È stato proprio allora che la radio dispettosa, ha trasmesso Sunshin Reggae.

 

Informazione come l’acqua

Di una manifestazione un cronista annota anzitutto tre cose: dov'è iniziata, dove si è conclusa e quanta gente vi ha preso parte. Ieri alla manifestazione contro il precariato a Napoli non c'era tanta gente. Almeno non in proporzione al problema per il quale si manifestava. Per le donne ad esempio c'era molta più gente. Perché?

Mi viene in mente che un anno e mezzo fa, quando nasceva incassando ironiche battute e ilari sgomitate dei colleghi, il Coordinamento giornalisti precari della Campania, ebbe analogo problema. La relativa partecipazione fisica a fronte di una intensa partecipazione sui canali sociali web. C'è una diffidenza di base, mutuando un celebre sketch di Totò la chiamo "diffidenza Pasquale" ("Vediamo questo stupido dove vuole arrivare"): la gente, in una città così teatrale, dove scendere in corteo è come andare su un palcoscenico, crede poco nella spontaneità di certe reazioni al sistema. E poi: negli ultimi anni hanno reso la piazza un continuo test, in cui se non raggiungi X presenze la tua voce non è valida (anche ieri l'hanno fatto, il ministro Sacconi ha detto che si trattava di pochi ragazzi pilotati eccetera). Non sembra, ma è un modo per intimidire le persone: attento che fai flop, questo è il messaggio. La gente, assuefatta alle tivvù, addormentata dal "tanto non cambia un cazzo", non rischia anche di partecipare alla minoranza. Una perfetta spirale del silenzio.

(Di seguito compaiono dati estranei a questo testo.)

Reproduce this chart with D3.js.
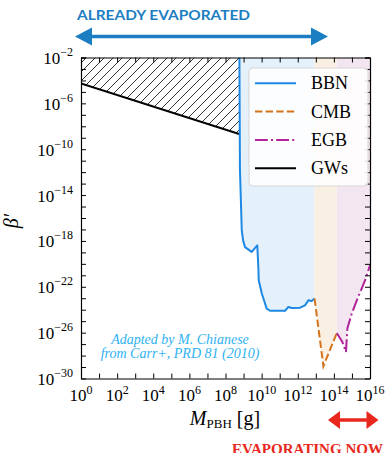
<!DOCTYPE html>
<html>
<head>
<meta charset="utf-8">
<script src="https://cdn.jsdelivr.net/npm/d3@7"></script>
<style>
  body { margin: 0; background: #fff; }
  svg { display: block; }
</style>
</head>
<body>
<svg id="chart" width="387" height="453"></svg>
<script>
// constraint curves, stored as log10 values
const bbnLogM    = [8.77, 8.80, 8.90, 8.97, 9.08, 9.45, 9.76, 9.82, 9.84, 10.01, 10.28, 10.47, 11.02, 11.30, 11.48, 11.67, 12.13, 12.40, 12.59, 12.77, 12.93];
const bbnLogBeta = [-2, -11.8, -17.05, -17.93, -18.54, -18.96, -18.38, -20.39, -21.43, -22.59, -23.90, -24.09, -24.08, -24.09, -23.76, -23.85, -23.82, -23.62, -23.18, -23.24, -23.03];

const cmbLogM    = [12.93, 13.42, 14.16];
const cmbLogBeta = [-23.03, -28.93, -26.03];

const egbLogM    = [14.16, 14.47, 14.67, 14.75, 14.99, 15.27, 15.73, 16.0];
const egbLogBeta = [-26.03, -26.82, -27.69, -25.62, -24.34, -23.18, -21.43, -20.12];

const gwLogM    = [0, 8.80];
const gwLogBeta = [-4.27, -8.69];

const xTickExp = d3.range(0, 17);          // tick every decade
const xLabelExp = d3.range(0, 17, 2);
const yTickExp = d3.range(-30, -1);
const yLabelExp = [-2, -6, -10, -14, -18, -22, -26, -30];

const legendNames = ['BBN', 'CMB', 'EGB', 'GWs'];

const serif = '"Liberation Serif", "Times New Roman", serif';
const colBBN = '#1e88e5', colCMB = '#d4731b', colEGB = '#b0239a';

const svg = d3.select('#chart');
const pL = 81, pT = 57.5, pR = 370, pB = 378.5;

const x = d3.scaleLog().domain([1, 1e16]).range([pL, pR]);
const y = d3.scaleLog().domain([1e-30, 1e-2]).range([pB, pT]);

const pts = (ms, bs) => ms.map((m, i) => [10 ** m, 10 ** bs[i]]);
const bbn = pts(bbnLogM, bbnLogBeta);
const cmb = pts(cmbLogM, cmbLogBeta);
const egb = pts(egbLogM, egbLogBeta);
const gw = pts(gwLogM, gwLogBeta);

const line = d3.line().x(d => x(d[0])).y(d => y(d[1]));
const areaAbove = d3.area().x(d => x(d[0])).y0(y(1e-2)).y1(d => y(d[1]));

// hatch pattern
const defs = svg.append('defs');
const pat = defs.append('pattern')
  .attr('id', 'hatch')
  .attr('patternUnits', 'userSpaceOnUse')
  .attr('width', 9).attr('height', 9);
pat.append('path')
  .attr('d', 'M0,9 L9,0 M-2,2 L2,-2 M7,11 L11,7')
  .attr('stroke', '#000').attr('stroke-width', 0.8);

defs.append('clipPath').attr('id', 'plotclip')
  .append('rect').attr('x', pL).attr('y', pT)
  .attr('width', pR - pL).attr('height', pB - pT);

const plot = svg.append('g').attr('clip-path', 'url(#plotclip)');

// shaded excluded regions
plot.append('path').datum(bbn).attr('d', areaAbove).attr('fill', '#e4f1fb');
plot.append('path').datum(cmb).attr('d', areaAbove).attr('fill', '#f9efe3');
plot.append('path').datum(egb).attr('d', areaAbove).attr('fill', '#f4e6f1');

// hatched GW region
const hatchPoly = [[gw[0][0], 1e-2], [bbn[0][0], 1e-2], gw[1], gw[0]];
plot.append('path').datum(hatchPoly)
  .attr('d', d3.line().x(d => x(d[0])).y(d => y(d[1])).curve(d3.curveLinearClosed))
  .attr('fill', 'url(#hatch)');

plot.append('path').datum(gw).attr('d', line)
  .attr('fill', 'none').attr('stroke', '#000').attr('stroke-width', 2);
plot.append('path').datum(bbn).attr('d', line)
  .attr('fill', 'none').attr('stroke', colBBN).attr('stroke-width', 2).attr('stroke-linejoin', 'round');
plot.append('path').datum(cmb).attr('d', line)
  .attr('fill', 'none').attr('stroke', colCMB).attr('stroke-width', 2).attr('stroke-dasharray', '7.4,3.2');
plot.append('path').datum(egb).attr('d', line)
  .attr('fill', 'none').attr('stroke', colEGB).attr('stroke-width', 2).attr('stroke-dasharray', '12.8,3.2,2,3.2');

// annotation
const note = svg.append('text')
  .attr('font-family', serif).attr('font-style', 'italic').attr('font-size', 14)
  .attr('fill', '#2eb2f2').attr('text-anchor', 'middle');
note.append('tspan').attr('x', 180).attr('y', 344).text('Adapted by M. Chianese');
note.append('tspan').attr('x', 180).attr('y', 358).text('from Carr+, PRD 81 (2010)');

// axes, ticks inward on all four sides
const styleAxis = g => {
  g.select('.domain').attr('stroke', '#000').attr('stroke-width', 1.2);
  g.selectAll('.tick line').attr('stroke', '#000').attr('stroke-width', 1);
  g.selectAll('.tick text').remove();
};
const xVals = xTickExp.map(e => 10 ** e);
const yVals = yTickExp.map(e => 10 ** e).concat([1e-2]);

svg.append('g').attr('transform', `translate(0,${pB})`)
  .call(d3.axisBottom(x).tickValues(xVals).tickSizeInner(-5).tickSizeOuter(0))
  .call(styleAxis);
svg.append('g').attr('transform', `translate(0,${pT})`)
  .call(d3.axisTop(x).tickValues(xVals).tickSizeInner(-5).tickSizeOuter(0))
  .call(styleAxis);
svg.append('g').attr('transform', `translate(${pL},0)`)
  .call(d3.axisLeft(y).tickValues(yVals).tickSizeInner(-5).tickSizeOuter(0))
  .call(styleAxis);
svg.append('g').attr('transform', `translate(${pR},0)`)
  .call(d3.axisRight(y).tickValues(yVals).tickSizeInner(-5).tickSizeOuter(0))
  .call(styleAxis);

// tick labels 10^n
const pow10 = (sel, e, supDy) => {
  sel.append('tspan').text('10');
  sel.append('tspan').attr('font-size', 12).attr('dy', supDy)
    .text(e < 0 ? '\u2212' + (-e) : e);
};
xLabelExp.forEach(e => {
  const t = svg.append('text').attr('font-family', serif).attr('font-size', 17)
    .attr('text-anchor', 'middle').attr('x', x(10 ** e)).attr('y', 401);
  pow10(t, e, -7);
});
yLabelExp.forEach(e => {
  const t = svg.append('text').attr('font-family', serif).attr('font-size', 17)
    .attr('text-anchor', 'end').attr('x', 73).attr('y', y(10 ** e) + 6.5);
  pow10(t, e, -8);
});

// axis titles
const xt = svg.append('text').attr('font-family', serif).attr('font-size', 20)
  .attr('text-anchor', 'middle').attr('x', 225).attr('y', 425);
xt.append('tspan').attr('font-style', 'italic').text('M');
xt.append('tspan').attr('font-size', 13).attr('dy', 3).text('PBH');
xt.append('tspan').attr('dy', -3).text(' [g]');

svg.append('text').attr('font-family', serif).attr('font-size', 20).attr('font-style', 'italic')
  .attr('text-anchor', 'middle')
  .attr('transform', 'translate(18,221) rotate(-90)')
  .text('\u03b2\u2032');

// legend
const lg = svg.append('g');
lg.append('rect').attr('x', 249).attr('y', 68).attr('width', 119).attr('height', 118)
  .attr('rx', 4).attr('fill', '#fff').attr('fill-opacity', 0.85)
  .attr('stroke', '#d6d6d6').attr('stroke-width', 1);
const legStyle = [
  { c: colBBN, dash: null },
  { c: colCMB, dash: '7.4,3.2' },
  { c: colEGB, dash: '12.8,3.2,2,3.2' },
  { c: '#000', dash: null }
];
legendNames.forEach((n, i) => {
  const cy = 83.3 + i * 28.3;
  lg.append('line').attr('x1', 255).attr('x2', 296).attr('y1', cy).attr('y2', cy)
    .attr('stroke', legStyle[i].c).attr('stroke-width', 2)
    .attr('stroke-dasharray', legStyle[i].dash);
  lg.append('text').attr('x', 311).attr('y', cy + 6)
    .attr('font-family', serif).attr('font-size', 18).text(n);
});

// arrows and banners
const blue = '#1b7ec2', red = '#e8281e';
const arrow = (x1, x2, yy, head, h, w, col) => {
  svg.append('line').attr('x1', x1 + head - 1).attr('x2', x2 - head + 1)
    .attr('y1', yy).attr('y2', yy).attr('stroke', col).attr('stroke-width', w);
  svg.append('path').attr('fill', col)
    .attr('d', `M${x1},${yy} L${x1 + head},${yy - h / 2} L${x1 + head},${yy + h / 2} Z`);
  svg.append('path').attr('fill', col)
    .attr('d', `M${x2},${yy} L${x2 - head},${yy - h / 2} L${x2 - head},${yy + h / 2} Z`);
};
arrow(75, 328, 36.5, 17, 18, 3.5, blue);
arrow(328, 378.5, 420, 12, 18, 3.5, red);

svg.append('text').attr('x', 77).attr('y', 19.5)
  .attr('font-family', 'Lato, "Open Sans", sans-serif').attr('font-weight', 700)
  .attr('font-size', 14).attr('fill', blue)
  .attr('textLength', 173).attr('lengthAdjust', 'spacingAndGlyphs')
  .text('ALREADY EVAPORATED');

svg.append('text').attr('x', 232).attr('y', 454)
  .attr('font-family', serif).attr('font-weight', 700)
  .attr('font-size', 15).attr('fill', red)
  .attr('textLength', 151).attr('lengthAdjust', 'spacingAndGlyphs')
  .text('EVAPORATING NOW');
</script>
</body>
</html>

Nonostante tutto, però, noi ieri eravamo in piazza. Per la prima volta da quando faccio questo mestiere ho visto i giornalisti in corteo per una rivendicazione salariale non legata al rinnovo del contratto. Insomma, per la prima volta Napoli gridava una cosa semplice: l'informazione è un bene comune, come l'acqua. E tutti ne devono fruire dell'acqua e delle notizie: pulite, libere. Lo scandalo è che siamo finiti ad urlare in piazza anche questo.